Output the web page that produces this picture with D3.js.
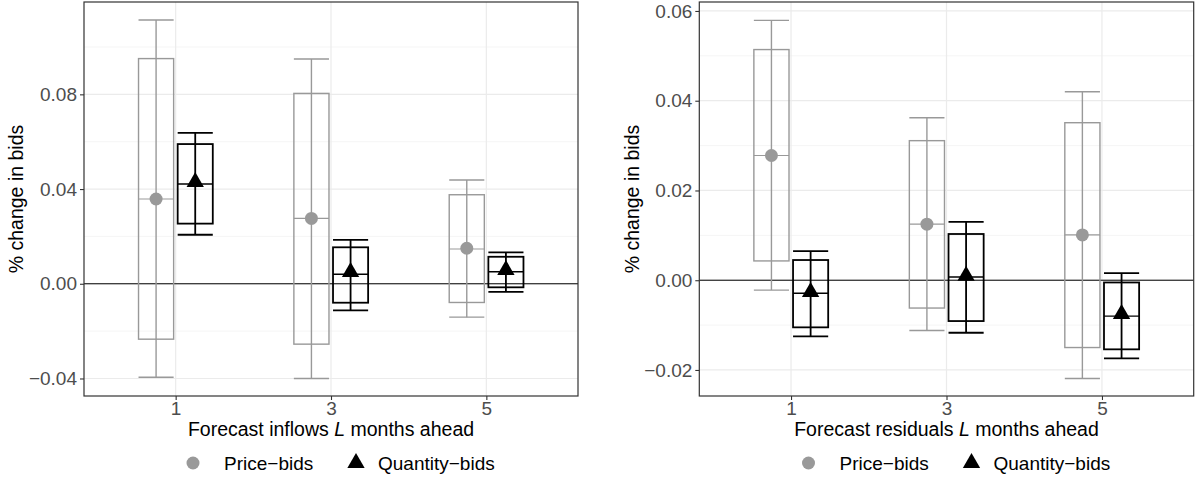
<!DOCTYPE html>
<html>
<head>
<meta charset="utf-8">
<script src="https://cdn.jsdelivr.net/npm/d3@7"></script>
<style>
  body { margin: 0; background: #fff; }
  svg { font-family: "Liberation Sans", Arial, sans-serif; }
</style>
</head>
<body>
<div id="chart"></div>
<script>
// categories (L months ahead)
const categories = ["1", "3", "5"];
const seriesNames = ["Price\u2212bids", "Quantity\u2212bids"];

// left panel: forecast inflows
const inflowPriceWhiskLo = [-0.0395, -0.0400, -0.0141];
const inflowPriceBoxLo   = [-0.0234, -0.0255, -0.0079];
const inflowPriceMedian  = [0.0358, 0.0276, 0.0147];
const inflowPriceBoxHi   = [0.0951, 0.0804, 0.0376];
const inflowPriceWhiskHi = [0.1114, 0.0949, 0.0438];
const inflowPricePoint   = [0.0358, 0.0276, 0.0150];

const inflowQtyWhiskLo = [0.0207, -0.0112, -0.0034];
const inflowQtyBoxLo   = [0.0254, -0.0080, -0.0015];
const inflowQtyMedian  = [0.0421, 0.0040, 0.0051];
const inflowQtyBoxHi   = [0.0590, 0.0154, 0.0114];
const inflowQtyWhiskHi = [0.0637, 0.0185, 0.0133];
const inflowQtyPoint   = [0.0430, 0.0050, 0.0058];

const inflowTicks = [-0.04, 0, 0.04, 0.08];

// right panel: forecast residuals
const residPriceWhiskLo = [-0.0022, -0.0112, -0.0219];
const residPriceBoxLo   = [0.0043, -0.0062, -0.0150];
const residPriceMedian  = [0.0278, 0.0125, 0.0101];
const residPriceBoxHi   = [0.0514, 0.0311, 0.0351];
const residPriceWhiskHi = [0.0579, 0.0362, 0.0420];
const residPricePoint   = [0.0278, 0.0125, 0.0101];

const residQtyWhiskLo = [-0.0125, -0.0117, -0.0174];
const residQtyBoxLo   = [-0.0105, -0.0091, -0.0154];
const residQtyMedian  = [-0.0029, 0.0007, -0.0080];
const residQtyBoxHi   = [0.0045, 0.0103, -0.0005];
const residQtyWhiskHi = [0.0065, 0.0130, 0.0016];
const residQtyPoint   = [-0.0026, 0.0010, -0.0075];

const residTicks = [-0.02, 0, 0.02, 0.04, 0.06];

const width = 1197, height = 480;
const colPrice = "#999999", colQty = "#000000";

const svg = d3.select("#chart").append("svg")
    .attr("width", width)
    .attr("height", height);

function rows(wl, bl, md, bh, wh, pt) {
    return categories.map((c, i) => ({
        cat: c, wl: wl[i], bl: bl[i], md: md[i], bh: bh[i], wh: wh[i], pt: pt[i]
    }));
}

function drawPanel(opt) {
    const x = d3.scalePoint()
        .domain(categories)
        .range([opt.left, opt.right])
        .padding(0.59);
    const y = d3.scaleLinear()
        .domain(opt.yDomain)
        .range([opt.bottom, opt.top]);
    const step = x.step();
    const dodge = step * 0.126;
    const boxW = step * 0.226;

    const g = svg.append("g");

    // minor grid lines
    const minor = [];
    for (let i = 0; i < opt.ticks.length - 1; i++) minor.push((opt.ticks[i] + opt.ticks[i + 1]) / 2);
    const d = opt.ticks[1] - opt.ticks[0];
    minor.unshift(opt.ticks[0] - d / 2);
    minor.push(opt.ticks[opt.ticks.length - 1] + d / 2);
    g.selectAll(".minor").data(minor.filter(v => v >= opt.yDomain[0] && v <= opt.yDomain[1]))
        .enter().append("line")
        .attr("x1", opt.left).attr("x2", opt.right)
        .attr("y1", v => y(v)).attr("y2", v => y(v))
        .attr("stroke", "#f2f2f2").attr("stroke-width", 0.8);

    // major grid lines
    g.selectAll(".majorY").data(opt.ticks)
        .enter().append("line")
        .attr("x1", opt.left).attr("x2", opt.right)
        .attr("y1", v => y(v)).attr("y2", v => y(v))
        .attr("stroke", "#ebebeb").attr("stroke-width", 1.2);
    g.selectAll(".majorX").data(categories)
        .enter().append("line")
        .attr("x1", c => x(c)).attr("x2", c => x(c))
        .attr("y1", opt.top).attr("y2", opt.bottom)
        .attr("stroke", "#ebebeb").attr("stroke-width", 1.2);

    // zero line
    g.append("line")
        .attr("x1", opt.left).attr("x2", opt.right)
        .attr("y1", y(0)).attr("y2", y(0))
        .attr("stroke", "#000").attr("stroke-width", 1);

    // boxes and error bars
    const series = [
        { data: opt.price, off: -dodge, col: colPrice, sw: 1.4 },
        { data: opt.qty, off: dodge, col: colQty, sw: 1.8 }
    ];
    series.forEach((s, si) => {
        const sg = g.append("g");
        const cx = r => x(r.cat) + s.off;
        sg.selectAll(".whisk").data(s.data).enter().append("line")
            .attr("x1", cx).attr("x2", cx)
            .attr("y1", r => y(r.wl)).attr("y2", r => y(r.wh))
            .attr("stroke", s.col).attr("stroke-width", s.sw);
        ["wl", "wh"].forEach(k => {
            sg.selectAll(".cap" + k).data(s.data).enter().append("line")
                .attr("x1", r => cx(r) - boxW / 2).attr("x2", r => cx(r) + boxW / 2)
                .attr("y1", r => y(r[k])).attr("y2", r => y(r[k]))
                .attr("stroke", s.col).attr("stroke-width", s.sw);
        });
        sg.selectAll(".box").data(s.data).enter().append("rect")
            .attr("x", r => cx(r) - boxW / 2)
            .attr("width", boxW)
            .attr("y", r => y(r.bh))
            .attr("height", r => y(r.bl) - y(r.bh))
            .attr("fill", "none")
            .attr("stroke", s.col).attr("stroke-width", s.sw);
        sg.selectAll(".med").data(s.data).enter().append("line")
            .attr("x1", r => cx(r) - boxW / 2).attr("x2", r => cx(r) + boxW / 2)
            .attr("y1", r => y(r.md)).attr("y2", r => y(r.md))
            .attr("stroke", s.col).attr("stroke-width", s.sw * 0.8);
        if (si === 0) {
            sg.selectAll(".pt").data(s.data).enter().append("circle")
                .attr("cx", cx).attr("cy", r => y(r.pt))
                .attr("r", 6.5).attr("fill", s.col);
        } else {
            sg.selectAll(".pt").data(s.data).enter().append("path")
                .attr("transform", r => `translate(${cx(r)},${y(r.pt)})`)
                .attr("d", d3.symbol(d3.symbolTriangle, 130)())
                .attr("fill", s.col);
        }
    });

    // panel border
    g.append("rect")
        .attr("x", opt.left).attr("y", opt.top)
        .attr("width", opt.right - opt.left)
        .attr("height", opt.bottom - opt.top)
        .attr("fill", "none").attr("stroke", "#333333").attr("stroke-width", 1.2);

    // axes
    const yAxis = g.append("g")
        .attr("transform", `translate(${opt.left},0)`)
        .call(d3.axisLeft(y).tickValues(opt.ticks).tickFormat(d3.format(".2f")).tickSize(4).tickPadding(3));
    const xAxis = g.append("g")
        .attr("transform", `translate(0,${opt.bottom})`)
        .call(d3.axisBottom(x).tickSize(4).tickPadding(2));
    [yAxis, xAxis].forEach(a => {
        a.select(".domain").remove();
        a.selectAll(".tick line").attr("stroke", "#333333").attr("stroke-width", 1.1);
        a.selectAll(".tick text").attr("fill", "#4d4d4d").style("font-size", "19px");
    });

    // axis titles
    const midX = (opt.left + opt.right) / 2;
    const xt = g.append("text")
        .attr("x", midX).attr("y", 436)
        .attr("text-anchor", "middle")
        .style("font-size", "19.5px").attr("fill", "#000");
    xt.append("tspan").text(opt.xTitle[0]);
    xt.append("tspan").style("font-style", "italic").text("L");
    xt.append("tspan").text(opt.xTitle[1]);

    g.append("text")
        .attr("transform", `translate(${opt.yTitleX},${(opt.top + opt.bottom) / 2}) rotate(-90)`)
        .attr("text-anchor", "middle")
        .style("font-size", "19.5px")
        .text("% change in bids");

    // legend
    const lg = g.append("g").attr("transform", `translate(${midX},463)`);
    lg.append("circle").attr("cx", -138).attr("cy", 0).attr("r", 6.5).attr("fill", colPrice);
    lg.append("text").attr("x", -107).attr("y", 6.5).style("font-size", "19px").text(seriesNames[0]);
    lg.append("path")
        .attr("transform", "translate(25,0)")
        .attr("d", d3.symbol(d3.symbolTriangle, 130)())
        .attr("fill", colQty);
    lg.append("text").attr("x", 47).attr("y", 6.5).style("font-size", "19px").text(seriesNames[1]);
}

drawPanel({
    left: 84, right: 578, top: 2, bottom: 396,
    yDomain: [-0.0474, 0.119],
    ticks: inflowTicks,
    price: rows(inflowPriceWhiskLo, inflowPriceBoxLo, inflowPriceMedian, inflowPriceBoxHi, inflowPriceWhiskHi, inflowPricePoint),
    qty: rows(inflowQtyWhiskLo, inflowQtyBoxLo, inflowQtyMedian, inflowQtyBoxHi, inflowQtyWhiskHi, inflowQtyPoint),
    xTitle: ["Forecast inflows ", " months ahead"],
    yTitleX: 23
});

drawPanel({
    left: 699.3, right: 1193.7, top: 2, bottom: 396,
    yDomain: [-0.0258, 0.062],
    ticks: residTicks,
    price: rows(residPriceWhiskLo, residPriceBoxLo, residPriceMedian, residPriceBoxHi, residPriceWhiskHi, residPricePoint),
    qty: rows(residQtyWhiskLo, residQtyBoxLo, residQtyMedian, residQtyBoxHi, residQtyWhiskHi, residQtyPoint),
    xTitle: ["Forecast residuals ", " months ahead"],
    yTitleX: 639
});
</script>
</body>
</html>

------------------------

[Work to be completed]
Everything from the first line of the listing above through the line that contains "const residTicks = [-0.02, 0, 0.02, 0.04, 0.06];" is to be restated word for word, minus the pictures.

[Finished exercise]
Output the web page that produces this picture with D3.js.
<!DOCTYPE html>
<html>
<head>
<meta charset="utf-8">
<script src="https://cdn.jsdelivr.net/npm/d3@7"></script>
<style>
  body { margin: 0; background: #fff; }
  svg { font-family: "Liberation Sans", Arial, sans-serif; }
</style>
</head>
<body>
<div id="chart"></div>
<script>
// categories (L months ahead)
const categories = ["1", "3", "5"];
const seriesNames = ["Price\u2212bids", "Quantity\u2212bids"];

// left panel: forecast inflows
const inflowPriceWhiskLo = [-0.0395, -0.0400, -0.0141];
const inflowPriceBoxLo   = [-0.0234, -0.0255, -0.0079];
const inflowPriceMedian  = [0.0358, 0.0276, 0.0147];
const inflowPriceBoxHi   = [0.0951, 0.0804, 0.0376];
const inflowPriceWhiskHi = [0.1114, 0.0949, 0.0438];
const inflowPricePoint   = [0.0358, 0.0276, 0.0150];

const inflowQtyWhiskLo = [0.0207, -0.0112, -0.0034];
const inflowQtyBoxLo   = [0.0254, -0.0080, -0.0015];
const inflowQtyMedian  = [0.0421, 0.0040, 0.0051];
const inflowQtyBoxHi   = [0.0590, 0.0154, 0.0114];
const inflowQtyWhiskHi = [0.0637, 0.0185, 0.0133];
const inflowQtyPoint   = [0.0430, 0.0050, 0.0058];

const inflowTicks = [-0.04, 0, 0.04, 0.08];

// right panel: forecast residuals
const residPriceWhiskLo = [-0.0022, -0.0112, -0.0219];
const residPriceBoxLo   = [0.0043, -0.0062, -0.0150];
const residPriceMedian  = [0.0278, 0.0125, 0.0101];
const residPriceBoxHi   = [0.0514, 0.0311, 0.0351];
const residPriceWhiskHi = [0.0579, 0.0362, 0.0420];
const residPricePoint   = [0.0278, 0.0125, 0.0101];

const residQtyWhiskLo = [-0.0125, -0.0117, -0.0174];
const residQtyBoxLo   = [-0.0105, -0.0091, -0.0154];
const residQtyMedian  = [-0.0029, 0.0007, -0.0080];
const residQtyBoxHi   = [0.0045, 0.0103, -0.0005];
const residQtyWhiskHi = [0.0065, 0.0130, 0.0016];
const residQtyPoint   = [-0.0026, 0.0010, -0.0075];

const residTicks = [-0.02, 0, 0.02, 0.04, 0.06];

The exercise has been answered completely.